Interesting… a useful feature to have in an amp sim.
I know I have to change levels slightly when I swap guitars but as I said I usually use the input stage of the amp sim for this. The most important thing is realising that signal level is critical (as you have) and having a solution (again, as you have).
Both amp sims must have a lower target input level than yours.

I wouldn’t worry about where you’re doing the change though, the important thing is that you (and your amp sim) know there is a level that you need to be at to get the best tones. I know it’s the same with mine, just that mine appear to be lower. If you’re getting a clean signal in and getting the results you want i’d be happy. FWIW I used to worried about my signal level and spent money on a more expensive DI but it just brought the noise level up as well as the signal so really wasn’t worth it.

What is your amp sim? I mainly use Helix Native and/or Bias FX.

It is the TSE x50 v2 which is a 5150 and an engl e530 amp sim, the best high gain sim I have found and very simple to use, no extra goofy stuff. You can try the demo for free, it is just a very very good high gain sim, period. Also very reasonable price at just 69USD. Check it out, it’s lovely in all regards. (no, i don’t work for them).
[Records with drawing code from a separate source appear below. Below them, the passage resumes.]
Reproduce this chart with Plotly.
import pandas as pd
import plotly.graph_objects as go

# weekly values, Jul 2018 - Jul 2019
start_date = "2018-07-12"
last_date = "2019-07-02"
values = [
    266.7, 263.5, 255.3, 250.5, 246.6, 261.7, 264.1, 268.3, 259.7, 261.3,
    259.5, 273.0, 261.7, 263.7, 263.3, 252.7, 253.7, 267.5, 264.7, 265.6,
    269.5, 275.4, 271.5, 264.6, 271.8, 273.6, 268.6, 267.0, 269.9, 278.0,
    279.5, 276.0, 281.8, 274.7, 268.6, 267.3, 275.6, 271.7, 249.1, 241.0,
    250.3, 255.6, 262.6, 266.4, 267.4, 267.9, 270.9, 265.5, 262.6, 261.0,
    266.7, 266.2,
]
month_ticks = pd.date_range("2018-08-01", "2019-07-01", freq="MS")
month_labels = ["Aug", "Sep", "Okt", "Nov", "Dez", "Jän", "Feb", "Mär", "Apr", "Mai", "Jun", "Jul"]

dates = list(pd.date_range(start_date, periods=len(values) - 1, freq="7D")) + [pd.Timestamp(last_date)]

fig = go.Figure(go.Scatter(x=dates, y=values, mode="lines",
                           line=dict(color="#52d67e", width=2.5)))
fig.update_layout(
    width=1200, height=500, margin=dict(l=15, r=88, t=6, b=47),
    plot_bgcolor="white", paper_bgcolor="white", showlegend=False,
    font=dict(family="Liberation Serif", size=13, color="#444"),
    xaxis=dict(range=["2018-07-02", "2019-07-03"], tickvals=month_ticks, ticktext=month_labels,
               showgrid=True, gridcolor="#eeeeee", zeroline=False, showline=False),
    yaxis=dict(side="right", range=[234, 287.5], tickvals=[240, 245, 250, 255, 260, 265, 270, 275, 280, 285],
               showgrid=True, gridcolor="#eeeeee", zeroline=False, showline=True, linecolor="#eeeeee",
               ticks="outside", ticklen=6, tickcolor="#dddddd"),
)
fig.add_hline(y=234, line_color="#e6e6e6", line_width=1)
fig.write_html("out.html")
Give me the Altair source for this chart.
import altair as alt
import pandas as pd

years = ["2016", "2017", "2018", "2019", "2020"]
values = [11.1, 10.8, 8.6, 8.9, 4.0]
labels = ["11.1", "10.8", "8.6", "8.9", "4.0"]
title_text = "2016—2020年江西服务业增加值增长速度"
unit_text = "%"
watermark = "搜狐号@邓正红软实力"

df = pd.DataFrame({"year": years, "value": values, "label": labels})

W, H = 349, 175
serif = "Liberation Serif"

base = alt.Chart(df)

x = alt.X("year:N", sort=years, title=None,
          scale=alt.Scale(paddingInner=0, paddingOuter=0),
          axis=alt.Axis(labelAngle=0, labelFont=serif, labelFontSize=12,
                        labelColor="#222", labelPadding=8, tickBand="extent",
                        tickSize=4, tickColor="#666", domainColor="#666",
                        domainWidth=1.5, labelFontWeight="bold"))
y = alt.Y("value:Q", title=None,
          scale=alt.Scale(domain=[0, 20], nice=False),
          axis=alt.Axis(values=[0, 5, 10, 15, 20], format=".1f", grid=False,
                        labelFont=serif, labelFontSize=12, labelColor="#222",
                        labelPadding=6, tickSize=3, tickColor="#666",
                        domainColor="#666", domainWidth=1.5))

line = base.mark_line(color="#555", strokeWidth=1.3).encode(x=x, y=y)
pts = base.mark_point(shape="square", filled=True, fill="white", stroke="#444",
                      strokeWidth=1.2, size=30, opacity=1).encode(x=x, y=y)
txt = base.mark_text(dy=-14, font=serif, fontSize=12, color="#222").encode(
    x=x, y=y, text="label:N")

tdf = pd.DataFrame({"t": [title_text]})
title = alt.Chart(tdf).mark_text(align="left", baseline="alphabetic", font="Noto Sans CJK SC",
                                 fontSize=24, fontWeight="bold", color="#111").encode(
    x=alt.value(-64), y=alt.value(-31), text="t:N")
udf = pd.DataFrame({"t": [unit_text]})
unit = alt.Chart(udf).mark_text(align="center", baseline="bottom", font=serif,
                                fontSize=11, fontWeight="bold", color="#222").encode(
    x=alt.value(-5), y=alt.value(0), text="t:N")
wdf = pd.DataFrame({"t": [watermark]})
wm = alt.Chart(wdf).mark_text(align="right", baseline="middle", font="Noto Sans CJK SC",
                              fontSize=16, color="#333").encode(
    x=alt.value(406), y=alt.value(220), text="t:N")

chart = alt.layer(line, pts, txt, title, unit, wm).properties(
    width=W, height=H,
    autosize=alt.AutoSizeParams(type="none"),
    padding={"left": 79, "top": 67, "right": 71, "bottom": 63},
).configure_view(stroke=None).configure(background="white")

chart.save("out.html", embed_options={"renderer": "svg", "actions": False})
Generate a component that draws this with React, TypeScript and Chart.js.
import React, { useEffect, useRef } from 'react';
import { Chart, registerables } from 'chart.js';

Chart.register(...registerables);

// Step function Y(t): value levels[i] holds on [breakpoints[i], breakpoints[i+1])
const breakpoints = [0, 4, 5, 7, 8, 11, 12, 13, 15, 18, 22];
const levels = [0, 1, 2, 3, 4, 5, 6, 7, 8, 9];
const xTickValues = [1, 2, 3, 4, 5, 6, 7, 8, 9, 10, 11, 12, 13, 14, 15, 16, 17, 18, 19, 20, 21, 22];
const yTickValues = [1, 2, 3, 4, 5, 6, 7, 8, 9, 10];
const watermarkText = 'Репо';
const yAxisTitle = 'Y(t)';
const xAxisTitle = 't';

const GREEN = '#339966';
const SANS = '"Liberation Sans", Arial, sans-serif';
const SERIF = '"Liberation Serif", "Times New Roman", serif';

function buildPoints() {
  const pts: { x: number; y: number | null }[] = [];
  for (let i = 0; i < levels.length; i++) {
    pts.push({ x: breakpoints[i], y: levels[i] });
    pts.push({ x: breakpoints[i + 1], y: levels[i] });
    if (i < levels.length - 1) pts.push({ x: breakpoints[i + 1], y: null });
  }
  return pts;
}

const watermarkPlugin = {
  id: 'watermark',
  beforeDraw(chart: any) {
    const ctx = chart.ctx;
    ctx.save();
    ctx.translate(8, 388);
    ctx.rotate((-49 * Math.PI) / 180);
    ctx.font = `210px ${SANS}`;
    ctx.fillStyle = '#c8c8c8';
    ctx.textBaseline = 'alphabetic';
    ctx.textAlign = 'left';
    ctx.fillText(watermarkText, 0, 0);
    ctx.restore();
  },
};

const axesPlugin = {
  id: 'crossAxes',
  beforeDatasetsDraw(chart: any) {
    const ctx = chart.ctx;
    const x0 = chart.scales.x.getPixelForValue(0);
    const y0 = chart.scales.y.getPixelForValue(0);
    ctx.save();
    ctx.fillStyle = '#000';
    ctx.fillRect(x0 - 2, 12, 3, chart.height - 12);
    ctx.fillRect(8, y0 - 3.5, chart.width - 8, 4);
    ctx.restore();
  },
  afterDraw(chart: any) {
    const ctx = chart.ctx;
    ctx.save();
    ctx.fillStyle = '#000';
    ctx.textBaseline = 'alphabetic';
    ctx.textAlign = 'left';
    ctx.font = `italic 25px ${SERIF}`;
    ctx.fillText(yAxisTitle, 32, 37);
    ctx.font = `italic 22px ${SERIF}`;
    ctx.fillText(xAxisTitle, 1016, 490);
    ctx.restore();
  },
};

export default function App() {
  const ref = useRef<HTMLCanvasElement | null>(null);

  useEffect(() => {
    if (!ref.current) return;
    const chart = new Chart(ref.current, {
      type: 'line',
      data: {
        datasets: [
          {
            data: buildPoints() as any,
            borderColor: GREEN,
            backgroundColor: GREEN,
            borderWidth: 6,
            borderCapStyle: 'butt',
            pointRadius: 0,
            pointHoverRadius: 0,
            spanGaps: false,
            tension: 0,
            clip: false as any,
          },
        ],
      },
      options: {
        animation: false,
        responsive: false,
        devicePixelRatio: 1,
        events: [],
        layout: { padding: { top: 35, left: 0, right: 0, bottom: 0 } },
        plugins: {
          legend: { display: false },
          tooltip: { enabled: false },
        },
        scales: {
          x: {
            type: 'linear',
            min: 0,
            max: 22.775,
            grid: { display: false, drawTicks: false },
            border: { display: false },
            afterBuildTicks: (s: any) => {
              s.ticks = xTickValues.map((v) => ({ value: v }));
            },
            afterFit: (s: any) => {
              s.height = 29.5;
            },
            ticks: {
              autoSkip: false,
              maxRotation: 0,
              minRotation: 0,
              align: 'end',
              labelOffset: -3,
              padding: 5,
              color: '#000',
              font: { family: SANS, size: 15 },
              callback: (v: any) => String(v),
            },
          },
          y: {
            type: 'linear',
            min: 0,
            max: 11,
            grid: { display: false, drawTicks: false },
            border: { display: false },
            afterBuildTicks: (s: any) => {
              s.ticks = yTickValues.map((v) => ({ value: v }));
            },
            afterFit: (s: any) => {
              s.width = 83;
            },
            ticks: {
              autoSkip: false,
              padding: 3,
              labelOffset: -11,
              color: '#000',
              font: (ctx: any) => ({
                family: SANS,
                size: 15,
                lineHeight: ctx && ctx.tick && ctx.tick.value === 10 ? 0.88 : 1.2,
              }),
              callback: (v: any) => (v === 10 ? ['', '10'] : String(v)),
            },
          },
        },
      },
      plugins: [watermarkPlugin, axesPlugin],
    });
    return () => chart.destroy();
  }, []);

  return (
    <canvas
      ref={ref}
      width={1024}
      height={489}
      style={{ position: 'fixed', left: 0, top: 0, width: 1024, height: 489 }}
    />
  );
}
I also tried a demo of the OVERLOUD TH-U which is also incredible if not TOO MUCH, can bring about analysis paralysis with the vast amount of crap you can actually do in there. I prefer to just get the tone and go. Having 100,000,000 options leads to more tinkering about which can be good for some, I suppose. If you want a trillion settings and options, that overloud TH-U is hard to beat.

With that OVERLOUD TH-U, it does not have an input “learn” like the TSE X50 does but rather an input meter that comes up and it tells you to raise your guitar input volume until you hover in the green area of the meter. So, when demoing that as an insert through some already captured DI tracks , I had to use clip gain in Cubase to raise my DI level by nearly +11dB or +12dB (which is A LOT) to get it where it needed to be in the green area.

I know the #1 rule of all with digital is DO NOT CLIP ON THE WAY IN, period. I can easily, in multiple places, raise the level of that DI signal after I have tracked it. 2 places before it hits the sim (clip gain or pre-gain), and then inside of the sim itself with its input level. So I think the balance there is getting a really fat signal into the sim, which is probably as close to 0dB as can be and then use the plugins output to set the track itself to be very near to -18dbFS for all of the headroom needed later on. This raising of the DI signal level after it has been recorded only covers the mixing stage. If the sim does not have this cool input learn function like the TSE does, my current DI level feeding it, is not hot enough. It CAN be after it is recorded, but not when playing through in real time.

The Neve RNDI is fixed, there are no levels to set on it. My RME takes the RNDI DI signal into MIC/ANALOG 1. I leave this input at unity gain in the RME panel but I can engage a +10dB boost on this and doing so will drastically raise my DI levels. They are much hotter and will only clip if I hit my strings REALLY REALLY HARD, but… it can still clip because often times I do indeed hit my strings REALLY hard. (Drop C, .060 gauge, hot Duncan pickups, etc).

It took me a long time to break myself of this mental habit of wanting to slam every track, every input, every bus, every output and get as close to 0 as possible. This is/was HORRIBLE behaviour. I’m still trying to sort out the DI rules…

Thanks, may have a look at that. I do remember looking at the Overloud before but deciding against it for some reason.

I mainly use the Helix Native software as I also have a Helix Hardware unit so I can get the same sounds from each.
Also it does seem to act like an amp so I only change the same things I would on an amp.
Same for for Bias FX (but Bias Amp is a rabbit hole of options to tweak every detail of every valve!)